Mark-10 defines accuracy as a percentage of full scale of the instrument. To determine the measurement error as
an actual load value, multiply the accuracy percentage by the instrument’s capacity.
Example 1 –
M5-50 Force Gauge :
The accuracy is ±0.1% of full scale (FS). Multiply ±0.1% by 50 lbF, which equals ±0.05 lbF. This means that any
displayed reading may be higher or lower by up to 0.05 lbF. For example,
if the displayed value is 30.00 lbF, the true reading will be ≥29.95 lbF and ≤30.05 lbF.

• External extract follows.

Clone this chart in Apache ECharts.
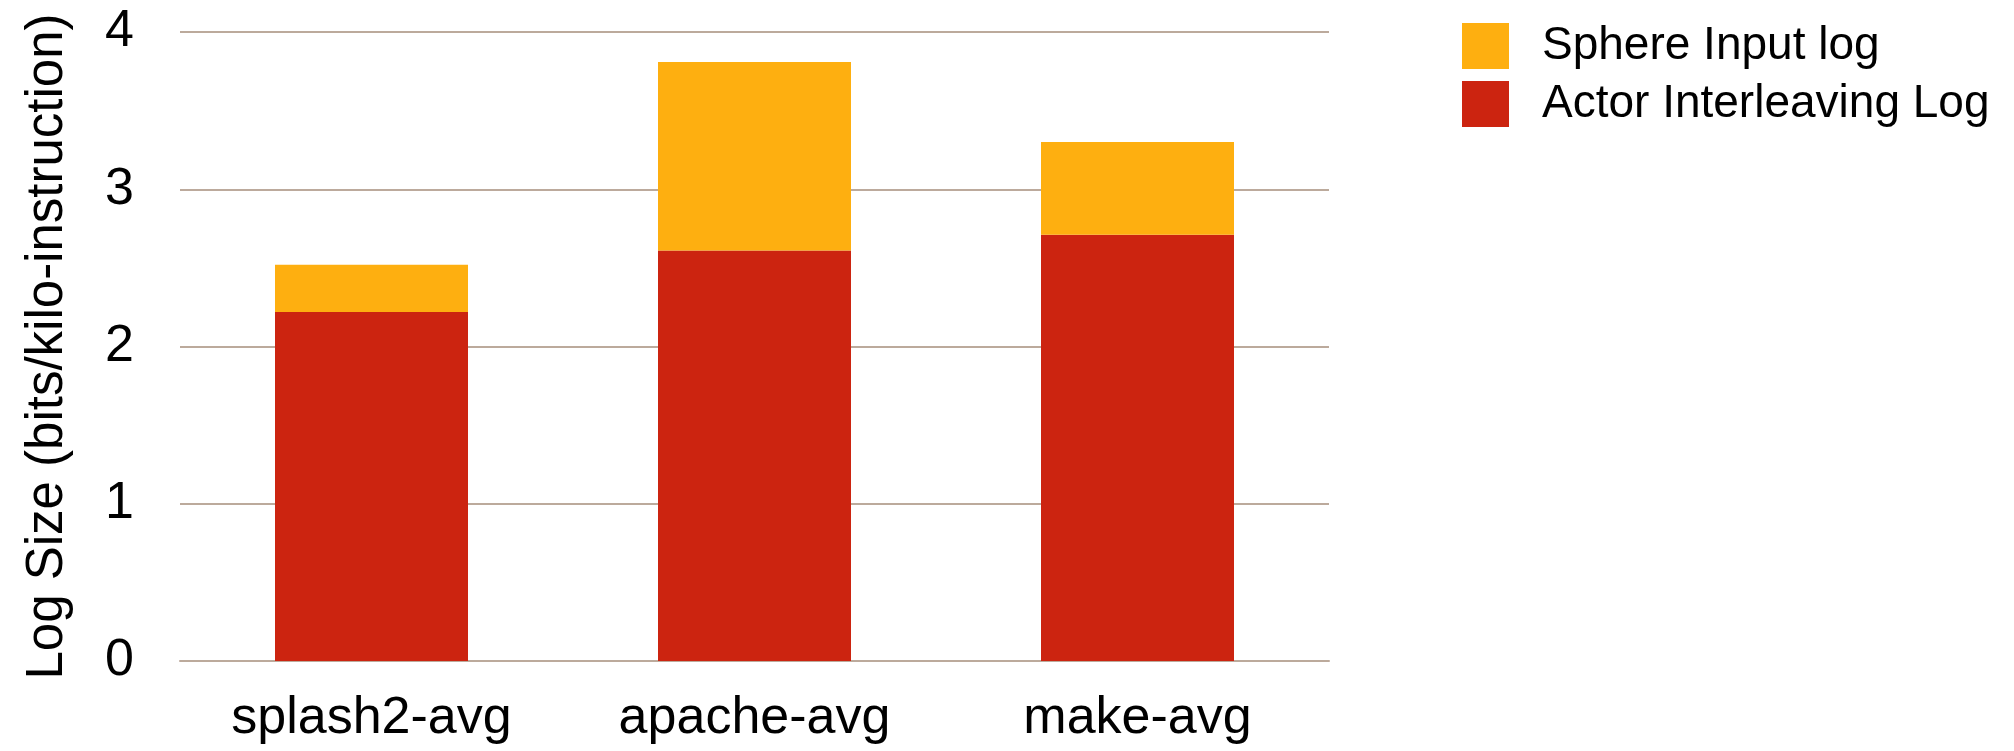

Example 2 – Plug & Test ® Indicators and Sensors:
The accuracies of the sensor and the indicator must be added together. Models 7i and 5i indicators have accuracy
values of ±0.1% FS, while the Model 3i is rated at ±0.2% FS. Using the example of a
Series R50 Torque Sensor with Model 3i indicator, add ±0.35% to ±0.2%, which equals ±0.55%. In a specific example for the Model
MR50-12, the accuracy becomes ±0.55% x 135 Ncm = ±0.7425 Ncm.
Percentage of Reading:
Because of these fixed errors, lower measured values will be more inaccurate as a percentage of reading.

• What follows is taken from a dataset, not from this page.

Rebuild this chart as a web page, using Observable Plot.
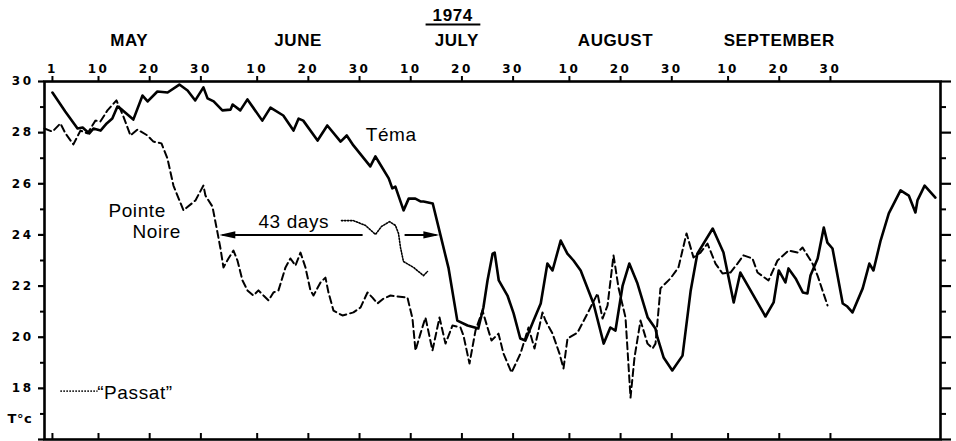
<!DOCTYPE html>
<html>
<head>
<meta charset="utf-8">
<script src="https://cdn.jsdelivr.net/npm/d3@7"></script>
<script src="https://cdn.jsdelivr.net/npm/@observablehq/plot@0.6"></script>
<style>
  body { margin: 0; background: #fff; }
  #chart svg { display: block; }
</style>
</head>
<body>
<div id="chart"></div>
<script>
// Surface temperature, 1974: Téma (Ghana), Pointe Noire (Congo) and the "Passat" cruise.
// Time is counted in days after 1 May 1974.
const START = Date.UTC(1974, 4, 1);
const day = (d) => new Date(START + d * 864e5);

const year = "1974";
const months = ["MAY", "JUNE", "JULY", "AUGUST", "SEPTEMBER"];
const tickDates = ["1974-05-01", "1974-05-10", "1974-05-20", "1974-05-30",
  "1974-06-10", "1974-06-20", "1974-06-30", "1974-07-10", "1974-07-20", "1974-07-30",
  "1974-08-10", "1974-08-20", "1974-08-30", "1974-09-10", "1974-09-20", "1974-09-30"]
  .map((s) => new Date(s));
const majorTemps = [16, 18, 20, 22, 24, 26, 28, 30];
const minorTemps = [17, 19, 21, 23, 25, 27, 29];

// Téma (solid)
const temaDays = [0.0, 2.5, 4.9, 5.9, 7.2, 8.0, 9.4, 10.6, 11.7, 12.7,
  13.3, 15.8, 17.6, 18.6, 20.5, 22.5, 24.8, 26.4, 27.9, 29.5,
  30.3, 31.5, 33.2, 34.8, 35.2, 36.7, 38.1, 41.0, 42.6, 45.1,
  47.1, 48.1, 49.0, 51.8, 53.7, 56.3, 57.5, 58.8, 62.1, 63.1,
  63.7, 65.7, 66.4, 67.0, 68.6, 69.6, 70.9, 71.9, 72.5, 74.3,
  75.8, 77.4, 79.1, 81.1, 83.2, 84.2, 85.0, 86.0, 86.4, 87.2,
  88.9, 90.1, 91.4, 92.4, 94.0, 95.4, 96.7, 97.7, 99.3, 100.6,
  101.8, 103.2, 105.7, 107.7, 109.0, 110.0, 111.4, 112.7, 114.3, 116.3,
  117.8, 118.2, 119.4, 121.1, 123.1, 124.7, 126.0, 129.0, 131.1, 133.1,
  134.4, 139.3, 140.9, 141.9, 143.2, 143.8, 145.2, 146.6, 147.5, 148.1,
  149.5, 150.7, 151.4, 152.4, 154.4, 155.3, 156.3, 158.3, 159.6, 160.4,
  161.8, 163.4, 165.7, 167.3, 168.6, 169.0, 170.4, 172.5];
const temaTemp = [29.57, 28.83, 28.16, 28.20, 27.97, 28.16, 28.08, 28.36, 28.55, 29.02,
  28.94, 28.51, 29.45, 29.22, 29.61, 29.57, 29.88, 29.65, 29.26, 29.77,
  29.34, 29.22, 28.87, 28.90, 29.10, 28.87, 29.30, 28.47, 28.98, 28.67,
  28.08, 28.55, 28.47, 27.69, 28.28, 27.65, 27.89, 27.50, 26.68, 27.07,
  26.87, 26.21, 25.82, 25.89, 24.96, 25.42, 25.42, 25.31, 25.31, 25.23,
  24.00, 22.69, 20.65, 20.46, 20.34, 21.16, 22.22, 23.27, 23.31, 22.22,
  21.63, 20.93, 19.95, 19.87, 20.65, 21.32, 22.88, 22.61, 23.78, 23.27,
  23.00, 22.61, 21.32, 19.75, 20.38, 20.26, 22.02, 22.88, 22.10, 20.77,
  20.34, 19.99, 19.21, 18.70, 19.28, 21.83, 23.27, 24.25, 23.31, 21.36,
  22.53, 20.81, 21.36, 22.61, 22.14, 22.69, 22.30, 21.75, 21.71, 22.41,
  23.08, 24.29, 23.70, 23.47, 21.32, 21.20, 20.97, 21.91, 22.88, 22.61,
  23.78, 24.84, 25.74, 25.54, 24.88, 25.35, 25.93, 25.46];

// Pointe Noire (dashed)
const pnDays = [-1.56, 0, 1.56, 2.54, 4.10, 5.47, 6.84, 8.40, 9.38, 10.75,
  12.51, 13.87, 15.24, 16.61, 18.56, 19.73, 21.30, 22.47, 23.64, 25.60,
  27.94, 29.50, 29.89, 31.26, 32.24, 32.83, 33.41, 34.39, 35.37, 36.15,
  37.13, 38.10, 39.27, 40.25, 41.23, 42.21, 43.18, 44.16, 45.53, 46.50,
  47.48, 48.46, 49.43, 50.41, 51.00, 52.37, 53.34, 53.93, 54.91, 56.66,
  58.81, 60.18, 61.55, 62.53, 63.50, 64.68, 66.04, 69.36, 70.34, 70.93,
  71.90, 72.88, 74.25, 75.62, 76.79, 78.16, 79.72, 80.30, 81.48, 82.65,
  84.02, 85.00, 85.78, 87.15, 88.12, 89.69, 91.44, 93.01, 94.18, 95.74,
  96.33, 97.70, 99.06, 99.85, 100.63, 102.58, 104.54, 106.49, 107.47, 108.45,
  109.62, 110.59, 111.96, 112.94, 113.72, 114.89, 116.26, 117.24, 117.82, 118.79,
  120.75, 122.31, 123.88, 125.24, 126.61, 127.98, 129.54, 130.91, 132.47, 133.84,
  135.01, 136.77, 137.75, 139.90, 141.66, 143.81, 145.56, 146.55, 148.50, 149.48, 151.43];
const pnTemp = [28.16, 28.04, 28.36, 27.97, 27.54, 28.08, 27.97, 28.47, 28.44, 28.87,
  29.26, 28.63, 27.89, 28.12, 27.89, 27.65, 27.58, 26.99, 25.93, 24.96,
  25.35, 25.93, 25.54, 25.11, 24.10, 23.47, 22.73, 23.08, 23.39, 23.00,
  22.22, 21.83, 21.63, 21.83, 21.63, 21.44, 21.75, 21.83, 22.73, 23.08,
  22.80, 23.31, 22.73, 21.83, 21.63, 22.14, 22.33, 21.75, 21.04, 20.85,
  20.97, 21.16, 21.75, 21.55, 21.32, 21.51, 21.63, 21.55, 20.73, 19.48,
  20.14, 20.77, 19.48, 20.77, 19.75, 20.46, 20.38, 20.07, 18.97, 20.26,
  21.04, 20.38, 19.87, 20.14, 19.36, 18.62, 19.36, 20.38, 19.56, 20.97,
  20.65, 20.14, 19.36, 18.78, 19.95, 20.18, 20.93, 21.71, 20.73, 21.24,
  23.20, 21.94, 20.77, 17.64, 19.21, 20.65, 19.75, 19.56, 19.75, 21.91,
  22.30, 22.73, 24.06, 23.12, 23.31, 23.66, 22.88, 22.49, 22.53, 22.88,
  23.20, 23.08, 22.53, 22.22, 23.00, 23.39, 23.31, 23.51, 22.88, 22.41, 21.24];

// "Passat" (dotted)
const passatDays = [56.47, 58.81, 61.16, 63.11, 64.29, 65.85, 67.02, 67.61, 68.00, 68.58, 70.54, 72.49, 73.27];
const passatTemp = [24.56, 24.56, 24.37, 24.02, 24.33, 24.52, 24.37, 24.06, 23.51, 22.96, 22.73, 22.41, 22.57];

// Lag between the two 24 °C crossings
const lagTemp = 24;
const lagStartDay = 32.6;
const lagDays = 43;

const series = (days, temps) => days.map((d, i) => ({date: day(d), t: temps[i]}));
const tema = series(temaDays, temaTemp);
const pointeNoire = series(pnDays, pnTemp);
const passat = series(passatDays, passatTemp);

const lagEndDay = lagStartDay + lagDays;

// filled arrowheads, tip at the anchor point
const headLeft = {draw(ctx) { ctx.moveTo(0, 0); ctx.lineTo(16, -3.6); ctx.lineTo(16, 3.6); ctx.closePath(); }};
const headRight = {draw(ctx) { ctx.moveTo(0, 0); ctx.lineTo(-16, -3.6); ctx.lineTo(-16, 3.6); ctx.closePath(); }};

const label = (text, d, t, opts = {}) =>
  Plot.text([{date: day(d), t, text}], {x: "date", y: "t", text: "text", textAnchor: "start",
    fontSize: 19, fill: "black", ...opts});

const chart = Plot.plot({
  width: 956,
  height: 441,
  marginLeft: 44,
  marginRight: 16,
  marginTop: 81,
  marginBottom: 2,
  style: {fontFamily: "Liberation Sans, Arial, sans-serif", background: "white", color: "black", overflow: "visible"},
  x: {type: "utc", domain: [day(-1.55), day(173.5)]},
  y: {domain: [16, 30]},
  marks: [
    // left axis
    Plot.axisY({ticks: majorTemps, tickSize: 6, tickPadding: 5, label: null, strokeWidth: 2.2,
      tickFormat: (d) => (d === 16 ? "" : d), fontSize: 12, fontWeight: "bold", fontFamily: "DejaVu Sans"}),
    Plot.axisY({ticks: minorTemps, tickSize: 4, label: null, strokeWidth: 2, tickFormat: () => ""}),
    // right axis
    Plot.axisY({anchor: "right", ticks: majorTemps, tickSize: 10, label: null, strokeWidth: 2.2, tickFormat: () => ""}),
    Plot.axisY({anchor: "right", ticks: minorTemps, tickSize: 5, label: null, strokeWidth: 2, tickFormat: () => ""}),
    // top axis: day of month
    Plot.axisX({anchor: "top", ticks: tickDates, tickSize: 6, tickPadding: 3, label: null, strokeWidth: 2,
      tickFormat: (d) => d.getUTCDate(), fontSize: 12, fontWeight: "bold", fontFamily: "DejaVu Sans"}),
    // bottom axis: short inward ticks
    Plot.ruleX(tickDates, {insetTop: 352, strokeWidth: 2}),
    Plot.frame({strokeWidth: 2.6}),

    // month names and year
    Plot.text(months, {x: (m, i) => new Date(Date.UTC(1974, 4 + i, [16, 18, 19, 19, 20][i])),
      text: (m) => m, frameAnchor: "top", lineAnchor: "middle", dy: -41, fontSize: 17, fontWeight: "bold"}),
    Plot.text([year], {x: () => day(78.2), text: (d) => d, frameAnchor: "top", lineAnchor: "middle",
      dy: -66, fontSize: 17, fontWeight: "bold"}),
    Plot.link([year], {x1: () => day(72.9), x2: () => day(83.6), y1: () => 30, y2: () => 30, dy: -57, strokeWidth: 2}),

    // series
    Plot.line(pointeNoire, {x: "date", y: "t", stroke: "black", strokeWidth: 2, strokeDasharray: "7,4"}),
    Plot.line(passat, {x: "date", y: "t", stroke: "black", strokeWidth: 1.6, strokeDasharray: "1.4,1.6"}),
    Plot.line(tema, {x: "date", y: "t", stroke: "black", strokeWidth: 2.6, strokeLinejoin: "round"}),

    // 43-day lag arrow (broken where the "Passat" curve dips)
    Plot.link([[lagStartDay + 0.6, 60.6], [68.8, lagEndDay - 0.6]], {
      x1: (s) => day(s[0]), x2: (s) => day(s[1]), y1: () => lagTemp, y2: () => lagTemp, strokeWidth: 2}),
    Plot.dot([lagStartDay], {x: (d) => day(d), y: () => lagTemp, symbol: headLeft, fill: "black", r: 4}),
    Plot.dot([lagEndDay], {x: (d) => day(d), y: () => lagTemp, symbol: headRight, fill: "black", r: 4}),
    label(`${lagDays} days`, 40.25, 24.51),

    // series labels
    label("Téma", 61.2, 27.91),
    label("Pointe", 10.94, 24.94),
    label("Noire", 15.63, 24.12),

    // legend for the dotted curve
    Plot.link([0], {x1: () => day(1.56), x2: () => day(8.8), y1: () => 17.89, y2: () => 17.89,
      strokeWidth: 1.6, strokeDasharray: "1.4,1.6"}),
    label("\u201cPassat\u201d", 8.74, 17.81),

    // unit
    Plot.text(["T°c"], {x: () => day(-1.55), y: () => 16.8, text: (d) => d, textAnchor: "start", dx: -37,
      fontSize: 13, fontWeight: "bold", fontFamily: "DejaVu Sans"})
  ]
});

const svg = d3.select(chart);
svg.selectAll('g[aria-label="x-axis tick label"] text, g[aria-label="y-axis tick label"] text')
  .style("letter-spacing", "2.5px");
svg.selectAll('g[aria-label="text"] text').style("letter-spacing", "0.6px");

document.getElementById("chart").append(chart);
</script>
</body>
</html>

Further using the example of an M5-50 Force Gauge, a fixed error of ±0.05 lbF represents a higher error as a
percentage of reading for a load of 1.00 lbF than 30.00 lbF.
To calculate the error as a percentage of reading, divide the fixed error by the measured value. For a 1.00 lbF
load, the fixed error equals ±0.05 ÷ 1.00 lbF = ±5% of reading.
For a 30.00 lbF load, the fixed error equals ±0.05 ÷ 30.00 lbF = ±0.17% of reading.
Conclusion:
Because of the relationship between load and accuracy, the manufacturer recommends selecting an instrument
capacity as close as possible to the maximum measured load.